Stith and his ground-based colleague, V. Ramanathan of the
Scripps Institution of Oceanography, aimed to study the interaction between the
pollution and dust with high-altitude clouds bearing ice crystals.
Ice crystals are found in extremely cold clouds, and when the
crystals are composed entirely of frozen water, they reflect lots of sunlight –
that’s why these clouds look so white, Ramanathan said by telephone after the
Web chat.
However, if particles of dust and a dark pollutant known as
black carbon managed to get inside the crystals, these clouds might absorb more
solar energy rather than reflecting it all, Ramanathan said.
The high-flying jet, a specially equipped Gulfstream V, has a
range of 6,000 miles and is needed to monitor the dust plumes, which speed
across the ocean and occur every few days, the scientists said.
"We are finding that the entire Pacific Ocean is just a hop,
skip and a jump away from North America; the dust and pollution plumes are
traveling fast and Hiaper (the scientists’ name for the plane) is able to keep
up with the plume," Ramanathan wrote in the Web chat.
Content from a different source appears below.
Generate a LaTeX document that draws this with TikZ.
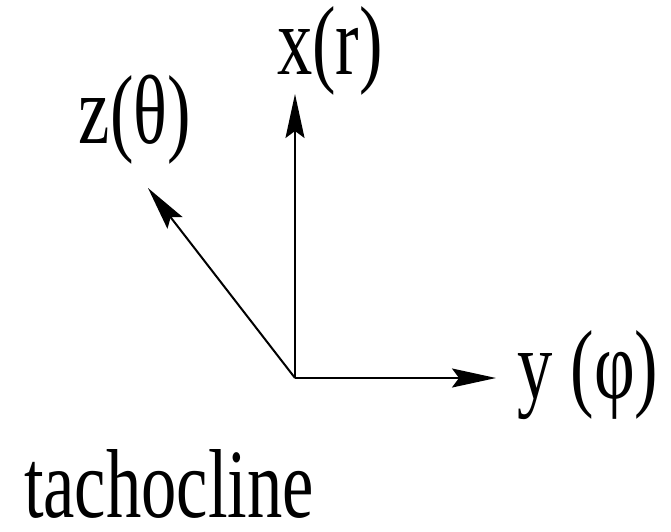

The plane’s sophisticated instruments monitor the dust and
pollution, but it is also visible to scientists traveling through it, Stith
wrote.
"The dust itself will be yellowish in color; but when it is
mixed with BC (black carbon) it gets brownish; Normally when you are above the
dust layer and you look at the sky sideways it will be brown in color," Stith
wrote.
The plume begins forming when dust is lifted from the
Mongolian and Taklamakan deserts, according to Stith. When it passes over East
Asia, it picks up aerosol particles from burning fossil fuels, cooking fires and
other fires where biomass goes up in flames.
The experiment only tracks the plumes as they travel across
the Pacific but Ramanathan said high-altitude pollution – above 1.9 miles –
should be able to travel across North America and out over the Atlantic Ocean.
"This is why dust and soot getting into the higher layers is so important,"
Ramanathan wrote. "This is what makes a local (problem) into a global problem."